でも仮にも「マーダーミステリー」。やっぱり、殺人が起こっていないと始まらない!
とはいえ、議論の比重は、脱出方法や誰が脱出すべきかのドロドロ議論に置きたい。でも、おざなり過ぎる殺人は面白くない。
うーん。どうしようか。

マーダー!

そこで、新たな4人目。NPC(被害者)の登場です。
でもどこで殺された?誰に?なぜ?

まぁ、3人の関係性から推測すると、Bの兄弟だと面白そうです。
すると、Cから逆恨みで殺された。というのが一番自然ですかね。

Cのストーカーから、逆恨みで殺されたNPC。
どんな人物なんでしょうか。

全員悪い奴にしてしまえ

一般的なマーダーミステリーの被害者の傾向として「死んで当然」な被害者が多いようです。メタ的な見地から、犯人役の罪悪感を軽くするために採られがちな措置なのかもしれません。または、殺される理由もない人物が殺されるのは、動機として設定しにくいというのもあります。

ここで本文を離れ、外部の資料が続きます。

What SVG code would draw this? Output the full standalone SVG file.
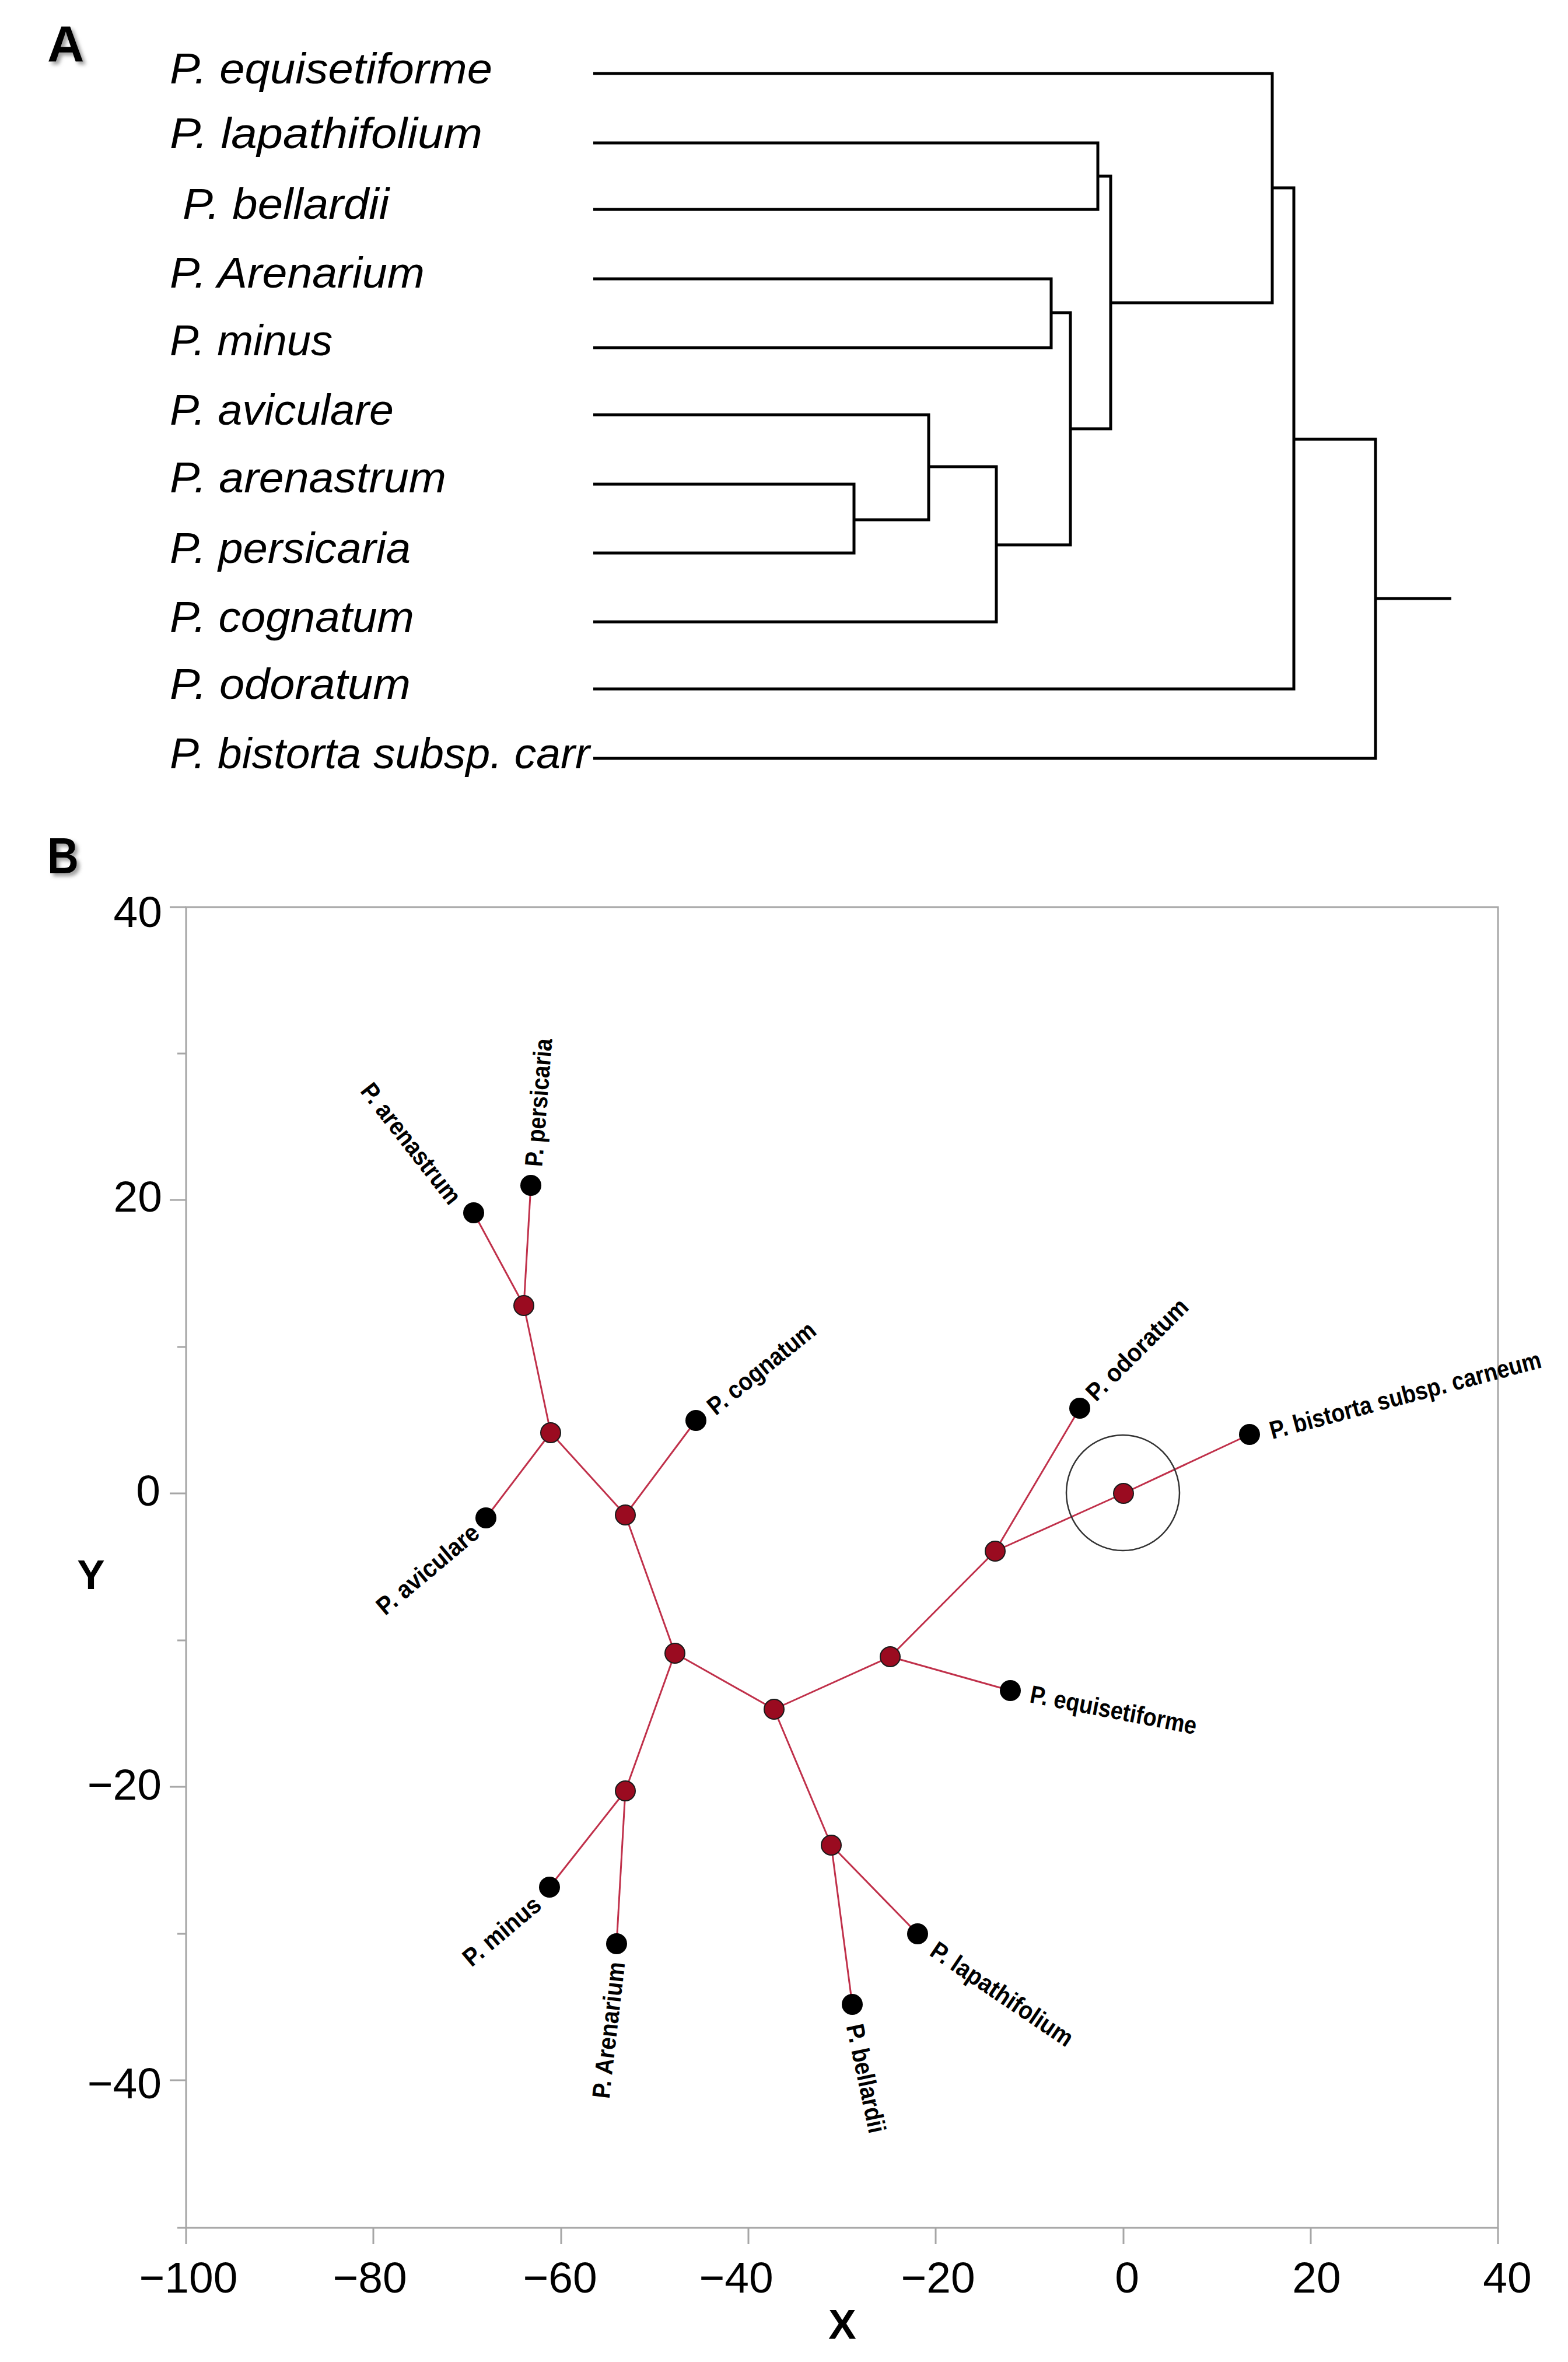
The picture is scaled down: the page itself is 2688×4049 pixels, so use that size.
<svg xmlns="http://www.w3.org/2000/svg" width="2688" height="4049" viewBox="0 0 2688 4049">
<defs>
<style>
.dend{fill:none;stroke:#000;stroke-width:5;stroke-linejoin:miter}
.edge{stroke:#c0304a;stroke-width:3;fill:none}
.leaf{fill:#000}
.inode{fill:#9a0b20;stroke:#1a1a1a;stroke-width:2}
.axis{stroke:#a6a6a6;stroke-width:3;fill:none}
.lblA{font-family:"Liberation Sans",Arial,sans-serif;font-style:italic;font-size:75px;fill:#000}
.lblB{font-family:"Liberation Sans",Arial,sans-serif;font-weight:bold;font-size:43px;fill:#000}
.num{font-family:"Liberation Sans",Arial,sans-serif;font-size:75px;fill:#000}
.ttl{font-family:"Liberation Sans",Arial,sans-serif;font-weight:bold;font-size:88px;fill:#000}
.axl{font-family:"Liberation Sans",Arial,sans-serif;font-weight:bold;font-size:71px;fill:#000}
</style>
<filter id="sh" x="-30%" y="-30%" width="160%" height="160%">
<feDropShadow dx="5" dy="5" stdDeviation="3" flood-color="#777" flood-opacity="0.7"/>
</filter>
</defs>
<rect width="2688" height="4049" fill="#fff"/>

<!-- Panel titles -->
<text class="ttl" x="81" y="105" filter="url(#sh)">A</text>
<text class="ttl" x="81" y="1497" textLength="54" lengthAdjust="spacingAndGlyphs" filter="url(#sh)">B</text>

<!-- Panel A: dendrogram connectors -->
<g id="dendrogram-connectors">
<path class="dend" d="M1017 245 H1882 V359 H1017"/>
<path class="dend" d="M1017 478 H1802 V596 H1017"/>
<path class="dend" d="M1017 830 H1464 V948 H1017"/>
<path class="dend" d="M1017 711 H1592 V891 H1464"/>
<path class="dend" d="M1592 800 H1708 V1066 H1017"/>
<path class="dend" d="M1708 934 H1835 V536 H1802"/>
<path class="dend" d="M1835 735 H1904 V302 H1882"/>
<path class="dend" d="M1017 126 H2181 V519 H1904"/>
<path class="dend" d="M2181 322 H2218 V1181 H1017"/>
<path class="dend" d="M2218 753 H2358 V1300 H1017"/>
<path class="dend" d="M2358 1026 H2488"/>
</g>

<!-- Panel A: leaf labels -->
<g id="a-equisetiforme"><text class="lblA" x="291" y="143" textLength="553" lengthAdjust="spacingAndGlyphs">P. equisetiforme</text></g>
<g id="a-lapathifolium"><text class="lblA" x="291" y="254" textLength="536" lengthAdjust="spacingAndGlyphs">P. lapathifolium</text></g>
<g id="a-bellardii"><text class="lblA" x="313" y="375" textLength="354" lengthAdjust="spacingAndGlyphs">P. bellardii</text></g>
<g id="a-Arenarium"><text class="lblA" x="291" y="493" textLength="437" lengthAdjust="spacingAndGlyphs">P. Arenarium</text></g>
<g id="a-minus"><text class="lblA" x="291" y="609" textLength="279" lengthAdjust="spacingAndGlyphs">P. minus</text></g>
<g id="a-aviculare"><text class="lblA" x="291" y="728" textLength="384" lengthAdjust="spacingAndGlyphs">P. aviculare</text></g>
<g id="a-arenastrum"><text class="lblA" x="291" y="844" textLength="474" lengthAdjust="spacingAndGlyphs">P. arenastrum</text></g>
<g id="a-persicaria"><text class="lblA" x="291" y="965" textLength="413" lengthAdjust="spacingAndGlyphs">P. persicaria</text></g>
<g id="a-cognatum"><text class="lblA" x="291" y="1083" textLength="419" lengthAdjust="spacingAndGlyphs">P. cognatum</text></g>
<g id="a-odoratum"><text class="lblA" x="291" y="1198" textLength="413" lengthAdjust="spacingAndGlyphs">P. odoratum</text></g>
<g id="a-bistorta"><text class="lblA" x="291" y="1317" textLength="720" lengthAdjust="spacingAndGlyphs">P. bistorta subsp. carr</text></g>

<!-- Panel B: axes -->
<g id="axes">
<rect class="axis" x="319" y="1555" width="2249" height="2264"/>
<path class="axis" d="M291 1555 H319 M291 2057 H319 M291 2560 H319 M291 3063 H319 M291 3566 H319 M304 1806 H319 M304 2309 H319 M304 2812 H319 M304 3315 H319 M304 3819 H319"/>
<path class="axis" d="M319 3819 V3847 M640 3819 V3847 M962 3819 V3847 M1283 3819 V3847 M1604 3819 V3847 M1926 3819 V3847 M2247 3819 V3847 M2568 3819 V3847"/>
<text class="num" x="278" y="1589" text-anchor="end">40</text>
<text class="num" x="278" y="2077" text-anchor="end">20</text>
<text class="num" x="275" y="2581" text-anchor="end">0</text>
<text class="num" x="277" y="3085" text-anchor="end">−20</text>
<text class="num" x="277" y="3597" text-anchor="end">−40</text>
<text class="num" x="323" y="3930" text-anchor="middle">−100</text>
<text class="num" x="634" y="3930" text-anchor="middle">−80</text>
<text class="num" x="960" y="3930" text-anchor="middle">−60</text>
<text class="num" x="1262" y="3930" text-anchor="middle">−40</text>
<text class="num" x="1608" y="3930" text-anchor="middle">−20</text>
<text class="num" x="1932" y="3930" text-anchor="middle">0</text>
<text class="num" x="2257" y="3930" text-anchor="middle">20</text>
<text class="num" x="2584" y="3930" text-anchor="middle">40</text>
<text class="axl" x="156" y="2724" text-anchor="middle">Y</text>
<text class="axl" x="1444" y="4009" text-anchor="middle">X</text>
</g>

<!-- Panel B: tree connectors -->
<g id="tree-connectors">
<line class="edge" x1="1926" y1="2560" x2="2142" y2="2459"/>
<line class="edge" x1="1926" y1="2560" x2="1706" y2="2659"/>
<line class="edge" x1="1706" y1="2659" x2="1851" y2="2414"/>
<line class="edge" x1="1706" y1="2659" x2="1526" y2="2840"/>
<line class="edge" x1="1526" y1="2840" x2="1732" y2="2898"/>
<line class="edge" x1="1526" y1="2840" x2="1327" y2="2930"/>
<line class="edge" x1="1327" y1="2930" x2="1425" y2="3163"/>
<line class="edge" x1="1425" y1="3163" x2="1573" y2="3315"/>
<line class="edge" x1="1425" y1="3163" x2="1461" y2="3436"/>
<line class="edge" x1="1327" y1="2930" x2="1157" y2="2834"/>
<line class="edge" x1="1157" y1="2834" x2="1072" y2="3070"/>
<line class="edge" x1="1072" y1="3070" x2="942" y2="3235"/>
<line class="edge" x1="1072" y1="3070" x2="1057" y2="3332"/>
<line class="edge" x1="1157" y1="2834" x2="1072" y2="2597"/>
<line class="edge" x1="1072" y1="2597" x2="1193" y2="2435"/>
<line class="edge" x1="1072" y1="2597" x2="944" y2="2456"/>
<line class="edge" x1="944" y1="2456" x2="833" y2="2602"/>
<line class="edge" x1="944" y1="2456" x2="898" y2="2238"/>
<line class="edge" x1="898" y1="2238" x2="812" y2="2079"/>
<line class="edge" x1="898" y1="2238" x2="910" y2="2032"/>
</g>

<!-- Panel B: root marker circle -->
<g id="root-marker"><ellipse cx="1925" cy="2559" rx="97" ry="99" fill="none" stroke="#333" stroke-width="2.5"/></g>

<!-- Panel B: internal nodes -->
<g id="n-root"><circle class="inode" cx="1926" cy="2560" r="17"/></g>
<g id="n-a"><circle class="inode" cx="1706" cy="2659" r="17"/></g>
<g id="n-b"><circle class="inode" cx="1526" cy="2840" r="17"/></g>
<g id="n-c"><circle class="inode" cx="1327" cy="2930" r="17"/></g>
<g id="n-d"><circle class="inode" cx="1425" cy="3163" r="17"/></g>
<g id="n-e"><circle class="inode" cx="1157" cy="2834" r="17"/></g>
<g id="n-f"><circle class="inode" cx="1072" cy="3070" r="17"/></g>
<g id="n-g"><circle class="inode" cx="1072" cy="2597" r="17"/></g>
<g id="n-h"><circle class="inode" cx="944" cy="2456" r="17"/></g>
<g id="n-i"><circle class="inode" cx="898" cy="2238" r="17"/></g>

<!-- Panel B: leaves -->
<g id="b-arenastrum"><circle class="leaf" cx="812" cy="2079" r="18"/>
<text class="lblB" dominant-baseline="central" text-anchor="middle" transform="translate(705 1960) rotate(52)" textLength="250" lengthAdjust="spacingAndGlyphs">P. arenastrum</text></g>
<g id="b-persicaria"><circle class="leaf" cx="910" cy="2032" r="18"/>
<text class="lblB" dominant-baseline="central" text-anchor="middle" transform="translate(923 1890) rotate(-85.5)" textLength="220" lengthAdjust="spacingAndGlyphs">P. persicaria</text></g>
<g id="b-aviculare"><circle class="leaf" cx="833" cy="2602" r="18"/>
<text class="lblB" dominant-baseline="central" text-anchor="middle" transform="translate(733 2690) rotate(-40)" textLength="215" lengthAdjust="spacingAndGlyphs">P. aviculare</text></g>
<g id="b-cognatum"><circle class="leaf" cx="1193" cy="2435" r="18"/>
<text class="lblB" dominant-baseline="central" text-anchor="middle" transform="translate(1305 2345) rotate(-39)" textLength="225" lengthAdjust="spacingAndGlyphs">P. cognatum</text></g>
<g id="b-minus"><circle class="leaf" cx="942" cy="3235" r="18"/>
<text class="lblB" dominant-baseline="central" text-anchor="middle" transform="translate(860 3310) rotate(-40)" textLength="160" lengthAdjust="spacingAndGlyphs">P. minus</text></g>
<g id="b-Arenarium"><circle class="leaf" cx="1057" cy="3332" r="18"/>
<text class="lblB" dominant-baseline="central" text-anchor="middle" transform="translate(1043 3480) rotate(-83.4)" textLength="235" lengthAdjust="spacingAndGlyphs">P. Arenarium</text></g>
<g id="b-bellardii"><circle class="leaf" cx="1461" cy="3436" r="18"/>
<text class="lblB" dominant-baseline="central" text-anchor="middle" transform="translate(1485 3563) rotate(78)" textLength="190" lengthAdjust="spacingAndGlyphs">P. bellardii</text></g>
<g id="b-lapathifolium"><circle class="leaf" cx="1573" cy="3315" r="18"/>
<text class="lblB" dominant-baseline="central" text-anchor="middle" transform="translate(1718 3418) rotate(34)" textLength="285" lengthAdjust="spacingAndGlyphs">P. lapathifolium</text></g>
<g id="b-equisetiforme"><circle class="leaf" cx="1732" cy="2898" r="18"/>
<text class="lblB" dominant-baseline="central" text-anchor="middle" transform="translate(1909 2931) rotate(11)" textLength="290" lengthAdjust="spacingAndGlyphs">P. equisetiforme</text></g>
<g id="b-odoratum"><circle class="leaf" cx="1851" cy="2414" r="18"/>
<text class="lblB" dominant-baseline="central" text-anchor="middle" transform="translate(1949 2313) rotate(-45)" textLength="228" lengthAdjust="spacingAndGlyphs">P. odoratum</text></g>
<g id="b-bistorta"><circle class="leaf" cx="2142" cy="2459" r="18"/>
<text class="lblB" dominant-baseline="central" text-anchor="middle" transform="translate(2409 2391) rotate(-14.9)" textLength="480" lengthAdjust="spacingAndGlyphs">P. bistorta subsp. carneum</text></g>
</svg>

今回は「ストーカーからの逆恨み」がNPCの死因なので、動機としては無理がない。とはいえそれだけでは、何か物足りない。

みんなが「まじかぁ…」と笑ってくれるような死因…

考えた末、思いついたのは…
そもそも、NPC自身が一番悪い奴だった。というのはどうだろう?

全員が殺し、殺されてもおかしくないような人物たちにしてしまおう。
きっとその方が、プレイヤーが思いっきりRPできるに違いない!

てなわけで、全体的なコンセプトが仕上がった

・プレイヤーは3人+NPC
・全員悪い奴
・4人は雪山登山中に、クレバスに滑落した
・3人が目覚める前に、NPCは殺されている
・3人は、NPCの死の真相と脱出方法を話し合う
・最終的には自由RPで、泥沼劇を楽しんでもらう

ここまで出来たら、次はキャラクターの解像度上げと、証拠カードの内容、ゲームの時間配分や、証拠投下のタイミングなどを具体的に考えるフェーズに移行です。